Other independent titles to perform strongly in 2015 included Sarah Gavron’s Suffragette ($14.3m), Aardman Animations’ Oscar-nominated Shaun The Sheep Movie ($20m), and Asif Kapadia’s Oscar-nominated documentary Amy ($5.4m).

Blockbusters including Star Wars: The Force Awakens, Spectre and Jurassic World helped raise the overall total to record levels. As previously reported, the UK box office hit a new high in 2015.

Key stats

  • UK independent films achieved an 11% market share in 2015 - the third highest on record
  • 2015 sees highest ever UK box-office takings: $1.77bn (£1.24bn), up 17% on 2014
  • UK cinema admissions up 9% to 171.9m
  • UK spend from film production tops $2bn (£1.41bn) – the second highest on record
  • UK spend from High End Television programmes hits $1.09bn (£759m) – up 20% on 2014’s $906m (£633m)
  • Highest grossing UK independent film in 2015 was Legend, taking $26.3m (£18.4m), with The Second Best Exotic Marigold Hotel in second place on $22.9m (£16m)
  • Spend on UK domestic productions down 7% in 2015 to $283.5m

Production spend

Film production spend was down 6% on 2014’s record-breaking total of $2.1bn, though still recorded the second-highest total on record with $2bn.
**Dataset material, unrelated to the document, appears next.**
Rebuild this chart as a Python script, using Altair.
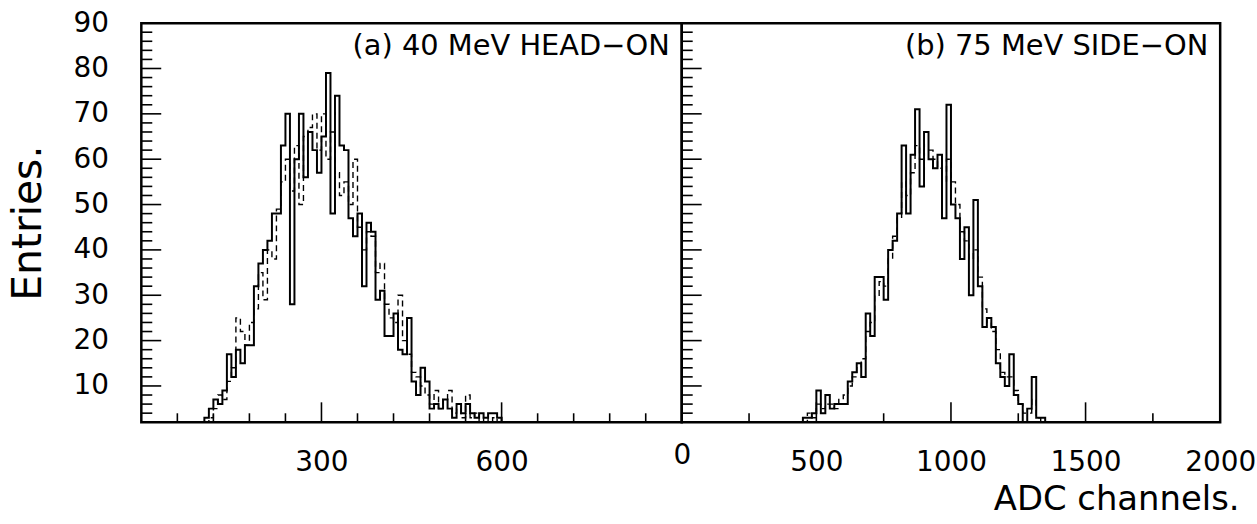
import altair as alt
import pandas as pd

FONT = "DejaVu Sans"

# ---------------- data ----------------
left_start = 105.0          # ADC channel of first bin, panel (a)
left_bin = 7.5              # bin width, panel (a)
left_solid = [3, 5, 7, 6, 9, 17, 12, 18, 15, 19, 19, 32, 37, 40, 42, 48, 48, 63, 70, 28,
              60, 70, 56, 66, 62, 57, 65, 79, 48, 74, 63, 62, 47, 43, 48, 32, 46, 44, 29, 31,
              21, 21, 26, 18, 17, 25, 11, 8, 14, 11, 5, 6, 5, 7, 5, 3, 6, 4, 6, 4,
              3, 4, 3, 4, 4, 3, 2, 0]
left_dashed = [2, 3, 5, 8, 7, 11, 14, 25, 22, 19, 24, 27, 35, 29, 40, 38, 49, 55, 60, 53,
               63, 50, 65, 67, 70, 62, 70, 60, 66, 57, 52, 55, 50, 60, 45, 40, 44, 43, 35, 37,
               28, 25, 24, 30, 20, 17, 13, 12, 10, 8, 6, 9, 5, 7, 9, 4, 5, 3, 8, 3,
               4, 2, 3, 2, 3, 2, 1, 0]

right_start = 450.0         # ADC channel of first bin, panel (b)
right_bin = 2000.0 / 120    # bin width, panel (b)
right_solid = [3, 3, 4, 9, 4, 8, 5, 6, 6, 6, 11, 13, 15, 12, 26, 21, 34, 34, 29, 40,
               42, 48, 63, 48, 61, 71, 54, 66, 60, 58, 61, 47, 72, 50, 47, 38, 45, 30, 51, 32,
               23, 25, 23, 15, 12, 10, 17, 8, 6, 2, 5, 12, 3, 3]
right_dashed = [2, 4, 3, 6, 5, 6, 6, 5, 7, 8, 10, 12, 14, 16, 22, 24, 30, 33, 32, 38,
                43, 47, 55, 52, 57, 63, 60, 62, 62, 60, 58, 55, 60, 55, 50, 44, 42, 38, 40, 34,
                27, 24, 22, 18, 13, 12, 12, 9, 6, 4, 4, 7, 3, 2]

left_domain = [0, 900]
right_domain = [0, 2000]
y_domain = [2, 90]
y_labels = [10, 20, 30, 40, 50, 60, 70, 80, 90]
y_minor = [4, 6, 8, 12, 14, 16, 18, 22, 24, 26, 28, 32, 34, 36, 38, 42, 44, 46, 48,
           52, 54, 56, 58, 62, 64, 66, 68, 72, 74, 76, 78, 82, 84, 86, 88]
left_x_labels = [300, 600]
left_x_major = [300, 600]
left_x_minor = [60, 120, 180, 240, 360, 420, 480, 540, 660, 720, 780, 840]
right_x_labels = [0, 500, 1000, 1500, 2000]
right_x_major = [500, 1000, 1500]
right_x_minor = [250, 750, 1250, 1750]
panel_a = "(a) 40 MeV HEAD\u2212ON"
panel_b = "(b) 75 MeV SIDE\u2212ON"
y_title = "Entries."
x_title = "ADC channels."

W_L, W_R, H = 543, 541, 401
LBL = 28


def hist_frame(start, width, values):
    rows = [{"x": start, "y": 0, "i": 0}]
    for j, v in enumerate(values):
        rows.append({"x": start + j * width, "y": v, "i": j + 1})
    rows.append({"x": start + len(values) * width, "y": 0, "i": len(values) + 1})
    return pd.DataFrame(rows)


def panel(start, binw, solid, dashed, xdomain, xlabels, xmaj, xmin, width, label, left):
    xs = alt.Scale(domain=xdomain, nice=False, zero=False)
    ys = alt.Scale(domain=y_domain, nice=False, zero=False)
    if left:
        yaxis = alt.Axis(values=y_labels, ticks=False, domain=False, grid=False, format="d",
                         labelFontSize=LBL, labelPadding=33, title=y_title,
                         titleFontSize=41, titlePadding=24, titleFontWeight="normal")
        xaxis = alt.Axis(values=xlabels, ticks=False, domain=False, grid=False, format="d",
                         labelFontSize=LBL, labelPadding=41, labelBaseline="middle",
                         labelFlush=False, labelOverlap=False, title=None)
    else:
        yaxis = None
        xaxis = alt.Axis(values=xlabels, ticks=False, domain=False, grid=False, format="d",
                         labelFontSize=LBL, labelPadding=41,
                         labelBaseline={"condition": {"test": "datum.value === 0", "value": "alphabetic"},
                                        "value": "middle"},
                         labelFlush=False, labelOverlap=False, title=x_title,
                         titleFontSize=34, titleFontWeight="normal", titleX=width + 19, titleY=78,
                         titleAlign="right", titleBaseline="middle", titleAnchor="end")

    X = alt.X("x:Q", scale=xs, axis=xaxis)
    Y = alt.Y("y:Q", scale=ys, axis=yaxis)

    dashed_layer = alt.Chart(hist_frame(start, binw, dashed)).mark_line(
        interpolate="step-after", clip=True, color="black", strokeWidth=1.4, strokeDash=[6, 4]
    ).encode(x=X, y=Y, order="i:Q")
    solid_layer = alt.Chart(hist_frame(start, binw, solid)).mark_line(
        interpolate="step-after", clip=True, color="black", strokeWidth=2
    ).encode(x=X, y=Y, order="i:Q")
    ymaj = alt.Chart(pd.DataFrame({"y": y_labels})).mark_rule(color="black", strokeWidth=1.6).encode(
        y=Y, x=alt.value(0), x2=alt.value(20))
    ymin = alt.Chart(pd.DataFrame({"y": y_minor})).mark_rule(color="black", strokeWidth=1.6).encode(
        y=Y, x=alt.value(0), x2=alt.value(11))
    xmajl = alt.Chart(pd.DataFrame({"x": xmaj})).mark_rule(color="black", strokeWidth=1.6).encode(
        x=X, y=alt.value(H), y2=alt.value(H - 20))
    xminl = alt.Chart(pd.DataFrame({"x": xmin})).mark_rule(color="black", strokeWidth=1.6).encode(
        x=X, y=alt.value(H), y2=alt.value(H - 9))
    txt = alt.Chart(pd.DataFrame({"label": [label]})).mark_text(
        align="right", baseline="middle", fontSize=29, font=FONT, color="black"
    ).encode(text="label:N", x=alt.value(width - 12), y=alt.value(23))

    return alt.layer(dashed_layer, solid_layer, ymaj, ymin, xmajl, xminl, txt).properties(
        width=width, height=H)


left = panel(left_start, left_bin, left_solid, left_dashed, left_domain, left_x_labels,
             left_x_major, left_x_minor, W_L, panel_a, True)
right = panel(right_start, right_bin, right_solid, right_dashed, right_domain, right_x_labels,
              right_x_major, right_x_minor, W_R, panel_b, False)

chart = alt.hconcat(left, right, spacing=0, bounds="flush").properties(
    padding={"left": 6, "top": 6, "right": 0, "bottom": 3},
    background="white",
).configure_view(
    stroke="black", strokeWidth=2.5
).configure_axis(
    labelFont=FONT, titleFont=FONT, labelColor="black", titleColor="black"
)

chart.save("out.html", embed_options={"renderer": "svg", "actions": False})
Of that spend, 84.5% was from inward investment including Rogue One: A Star Wars Story and Assassin’s Creed, which generated $1.69bn from 47 titles.

Co-productions including The Danish Girl and I, Daniel Blake generated $50.1m production spend.

In the television sector, 82 programmes including the sixth series of Game Of Thrones drove a UK spend of $1.09bn in 2015, up 20% on 2014.